The Mets offense responded against one of the best pitchers in baseball, Logan Webb, who got the start for San Francisco, in the third inning.
Francisco Lindor got it going with a one-out double, and then after Jeff McNeil flew out, Pete Alonso worked out a walk.
Eduardo Escobar was up next and laced a double down the right field line to bring home Lindor and Alonso, and then he came in to score on a single from Dom Smith that made it 3-0 New York.
Scherzer kept dealing, as he retired the Giants in order in the fourth and fifth innings. In the sixth, he really had the crowd into it, as they started thinking they could see history, especially after he struck out Jason Vosler and Casali.
Yastrzemski was up next, and Scherzer thought he struck him out with some offspeed pitches on the corner, but they just missed, and the grandson of Red Sox legend Carl Yastrzemski drew a walk to break the streak of nine straight retired by Scherzer. (Side note: there were a fair number of Boston fans in the building to see him)
Up next was Brandon Belt, and he drew a walk in the same fashion, laying off pitches on the outside corner and drawing a walk to give San Francisco two on and two out.

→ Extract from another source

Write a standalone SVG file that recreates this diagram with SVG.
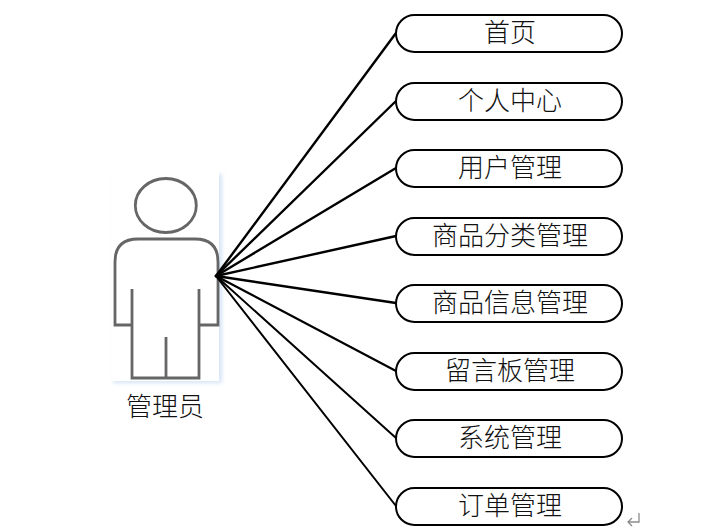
<svg xmlns="http://www.w3.org/2000/svg" width="720" height="530" viewBox="0 0 720 530">
<defs>
<style>
.n{fill:#fff;stroke:#000;stroke-width:2}
.t{font-family:"Noto Sans CJK SC","Liberation Serif",serif;font-size:26px;font-weight:300;fill:#111;text-anchor:middle}
.c{stroke:#000;fill:none}
.a{fill:none;stroke:#666;stroke-width:2.8}
</style>
<filter id="soft" x="-10%" y="-10%" width="120%" height="120%"><feGaussianBlur stdDeviation="0.75"/></filter>
<filter id="glow" x="-10%" y="-10%" width="120%" height="120%"><feGaussianBlur stdDeviation="2"/></filter>
</defs>
<rect width="720" height="530" fill="#fff"/>
<g id="actor">
<rect x="113" y="174" width="109" height="209" fill="#d6e4f5" filter="url(#glow)"/>
<rect x="111" y="170" width="108" height="211" fill="#fff"/>
<g filter="url(#soft)">
<ellipse class="a" cx="165.8" cy="205.5" rx="30.5" ry="27"/>
<path class="a" d="M132 325H115V262Q115 239 138 239H195Q218 239 218 262V325H199M132 289V378H199V289M166 337V378"/>
</g>
<text class="t" x="165" y="416">管理员</text>
</g>
<g id="connectors" stroke-linecap="round">
<path class="c" stroke-width="2.4" d="M216 276L396 33"/>
<path class="c" stroke-width="2.4" d="M216 276L396 101"/>
<path class="c" stroke-width="2.4" d="M216 276L396 168"/>
<path class="c" stroke-width="2.4" d="M216 276L396 236"/>
<path class="c" stroke-width="2.4" d="M216 276L396 303"/>
<path class="c" stroke-width="2.2" d="M216 276L396 371"/>
<path class="c" stroke-width="2" d="M216 276L396 438"/>
<path class="c" stroke-width="2" d="M216 276L396 506"/>
</g>
<g id="n1"><rect class="n" x="396" y="15" width="226" height="37" rx="18.5"/><text class="t" x="510" y="42">首页</text></g>
<g id="n2"><rect class="n" x="396" y="83" width="226" height="37" rx="18.5"/><text class="t" x="510" y="110">个人中心</text></g>
<g id="n3"><rect class="n" x="396" y="150" width="226" height="37" rx="18.5"/><text class="t" x="510" y="177">用户管理</text></g>
<g id="n4"><rect class="n" x="396" y="218" width="226" height="37" rx="18.5"/><text class="t" x="510" y="245">商品分类管理</text></g>
<g id="n5"><rect class="n" x="396" y="285" width="226" height="37" rx="18.5"/><text class="t" x="510" y="312">商品信息管理</text></g>
<g id="n6"><rect class="n" x="396" y="353" width="226" height="37" rx="18.5"/><text class="t" x="510" y="380">留言板管理</text></g>
<g id="n7"><rect class="n" x="396" y="420" width="226" height="37" rx="18.5"/><text class="t" x="510" y="447">系统管理</text></g>
<g id="n8"><rect class="n" x="396" y="488" width="226" height="37" rx="18.5"/><text class="t" x="510" y="515">订单管理</text></g>
<path d="M639 513V522H628M632 518L628 522L632 526" fill="none" stroke="#8c8c8c" stroke-width="1.3"/>
</svg>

Darin Ruf was up next, and he laced one to left field that landed in front of McNeil for the Giants first hit, and it brought in their first run of the game, as Yastrzemski came around to make it 3-1 Mets.
The crowd gave Scherzer a big ovation, as they had visions that he would have his second no-hitter at Citi Field, with his first coming as a member of the Washington Nationals on October 3, 2015.
Scherzer then retired slugger Joc Pederson to end the sixth and he retired San Francisco in order in the seventh to end his night, capping it by striking out Steven Duggar, his 10th K of the night.
At that point, Scherzer was at 102 pitches, so even if he still was throwing the no-no, Mets Manager Buck Showalter would have faced the same dilemma the Dodgers faced when they pulled Clayton Kershaw from a perfect game after 7 innings on a cold afternoon in Minnesota.
Drew Smith came on to pitch the eighth, and Trevor May came on in the ninth to close out the Mets' 3-1 win, and they are now 9-3 on the season.
Scherzer's numbers were astounding: 7 innings, 1 hit, 1 run, 3 walks, and 10 strikeouts, and his record on the year is now 3-0 with a 2.50 ERA. It was his first 10+ strikeout game in his career, and his first as a Met.
It was his 14th straight winning decision, which is a career-best winning streak. He has not taken a loss in 22 straight starts, the 12th-longest in modern Major League Baseball history. He is the first Met to win each of his first three appearances since Jorge Sosa in 2007. It was his ninth straight win at Citi Field, the longest of any pitcher in the history of the ballpark, which opened in 2009.
For Giants starter Logan Webb, it was his first loss in nearly a year, since May 5, 2021, ending a stretch in of 22 straight starts without being defeated (yes, tied with Scherzer for 12th MLB all-time). It was the first time he did not complete four innings for the first time since July 9, 2021 against Washington.